*WHAT YOU SHOULD DO*.
Write each line out again exactly as written.

*MATERIAL PROVIDED*.

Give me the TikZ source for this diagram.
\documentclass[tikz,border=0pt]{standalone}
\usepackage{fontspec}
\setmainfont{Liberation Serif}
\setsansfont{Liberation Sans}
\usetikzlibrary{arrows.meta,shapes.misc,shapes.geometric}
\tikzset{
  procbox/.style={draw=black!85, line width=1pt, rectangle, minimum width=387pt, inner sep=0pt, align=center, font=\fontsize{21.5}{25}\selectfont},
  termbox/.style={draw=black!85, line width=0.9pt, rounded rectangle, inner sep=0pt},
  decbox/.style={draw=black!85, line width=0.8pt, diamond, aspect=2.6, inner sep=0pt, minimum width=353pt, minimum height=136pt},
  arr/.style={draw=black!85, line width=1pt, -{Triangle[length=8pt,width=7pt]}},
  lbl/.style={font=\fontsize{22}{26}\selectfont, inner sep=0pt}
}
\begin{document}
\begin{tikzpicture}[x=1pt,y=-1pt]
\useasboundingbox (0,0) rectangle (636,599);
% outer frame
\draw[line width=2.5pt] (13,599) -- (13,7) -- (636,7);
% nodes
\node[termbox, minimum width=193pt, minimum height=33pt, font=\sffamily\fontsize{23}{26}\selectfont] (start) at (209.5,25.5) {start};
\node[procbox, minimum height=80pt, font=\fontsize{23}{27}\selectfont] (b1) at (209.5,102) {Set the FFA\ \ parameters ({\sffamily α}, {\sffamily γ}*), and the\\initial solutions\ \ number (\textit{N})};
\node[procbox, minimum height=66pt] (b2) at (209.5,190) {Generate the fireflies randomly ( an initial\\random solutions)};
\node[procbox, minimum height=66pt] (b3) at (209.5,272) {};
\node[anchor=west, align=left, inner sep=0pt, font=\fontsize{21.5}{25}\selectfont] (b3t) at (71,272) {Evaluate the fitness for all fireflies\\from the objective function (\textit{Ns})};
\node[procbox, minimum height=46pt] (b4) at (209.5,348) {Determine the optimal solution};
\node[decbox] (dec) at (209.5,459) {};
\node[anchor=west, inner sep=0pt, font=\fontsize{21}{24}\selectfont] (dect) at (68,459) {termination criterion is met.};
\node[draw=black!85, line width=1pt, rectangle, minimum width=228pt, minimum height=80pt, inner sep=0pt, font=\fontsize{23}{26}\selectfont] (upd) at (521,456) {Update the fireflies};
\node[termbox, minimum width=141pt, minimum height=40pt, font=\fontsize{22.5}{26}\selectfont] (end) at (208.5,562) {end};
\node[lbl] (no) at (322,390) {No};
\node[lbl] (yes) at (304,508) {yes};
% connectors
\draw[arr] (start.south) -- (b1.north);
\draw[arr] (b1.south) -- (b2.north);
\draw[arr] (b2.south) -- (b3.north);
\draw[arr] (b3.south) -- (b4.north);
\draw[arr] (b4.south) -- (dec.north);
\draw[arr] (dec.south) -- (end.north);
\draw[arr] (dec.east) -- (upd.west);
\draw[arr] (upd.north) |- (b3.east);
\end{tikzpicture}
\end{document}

*COMPLETE ANSWER*.
Give me the TikZ source for this diagram.
\documentclass[tikz,border=0pt]{standalone}
\usepackage{fontspec}
\setmainfont{Liberation Serif}
\setsansfont{Liberation Sans}
\usetikzlibrary{arrows.meta,shapes.misc,shapes.geometric}
\tikzset{
  procbox/.style={draw=black!85, line width=1pt, rectangle, minimum width=387pt, inner sep=0pt, align=center, font=\fontsize{21.5}{25}\selectfont},
  termbox/.style={draw=black!85, line width=0.9pt, rounded rectangle, inner sep=0pt},
  decbox/.style={draw=black!85, line width=0.8pt, diamond, aspect=2.6, inner sep=0pt, minimum width=353pt, minimum height=136pt},
  arr/.style={draw=black!85, line width=1pt, -{Triangle[length=8pt,width=7pt]}},
  lbl/.style={font=\fontsize{22}{26}\selectfont, inner sep=0pt}
}
\begin{document}
\begin{tikzpicture}[x=1pt,y=-1pt]
\useasboundingbox (0,0) rectangle (636,599);
% outer frame
\draw[line width=2.5pt] (13,599) -- (13,7) -- (636,7);
% nodes
\node[termbox, minimum width=193pt, minimum height=33pt, font=\sffamily\fontsize{23}{26}\selectfont] (start) at (209.5,25.5) {start};
\node[procbox, minimum height=80pt, font=\fontsize{23}{27}\selectfont] (b1) at (209.5,102) {Set the FFA\ \ parameters ({\sffamily α}, {\sffamily γ}*), and the\\initial solutions\ \ number (\textit{N})};
\node[procbox, minimum height=66pt] (b2) at (209.5,190) {Generate the fireflies randomly ( an initial\\random solutions)};
\node[procbox, minimum height=66pt] (b3) at (209.5,272) {};
\node[anchor=west, align=left, inner sep=0pt, font=\fontsize{21.5}{25}\selectfont] (b3t) at (71,272) {Evaluate the fitness for all fireflies\\from the objective function (\textit{Ns})};
\node[procbox, minimum height=46pt] (b4) at (209.5,348) {Determine the optimal solution};
\node[decbox] (dec) at (209.5,459) {};
\node[anchor=west, inner sep=0pt, font=\fontsize{21}{24}\selectfont] (dect) at (68,459) {termination criterion is met.};
\node[draw=black!85, line width=1pt, rectangle, minimum width=228pt, minimum height=80pt, inner sep=0pt, font=\fontsize{23}{26}\selectfont] (upd) at (521,456) {Update the fireflies};
\node[termbox, minimum width=141pt, minimum height=40pt, font=\fontsize{22.5}{26}\selectfont] (end) at (208.5,562) {end};
\node[lbl] (no) at (322,390) {No};
\node[lbl] (yes) at (304,508) {yes};
% connectors
\draw[arr] (start.south) -- (b1.north);
\draw[arr] (b1.south) -- (b2.north);
\draw[arr] (b2.south) -- (b3.north);
\draw[arr] (b3.south) -- (b4.north);
\draw[arr] (b4.south) -- (dec.north);
\draw[arr] (dec.south) -- (end.north);
\draw[arr] (dec.east) -- (upd.west);
\draw[arr] (upd.north) |- (b3.east);
\end{tikzpicture}
\end{document}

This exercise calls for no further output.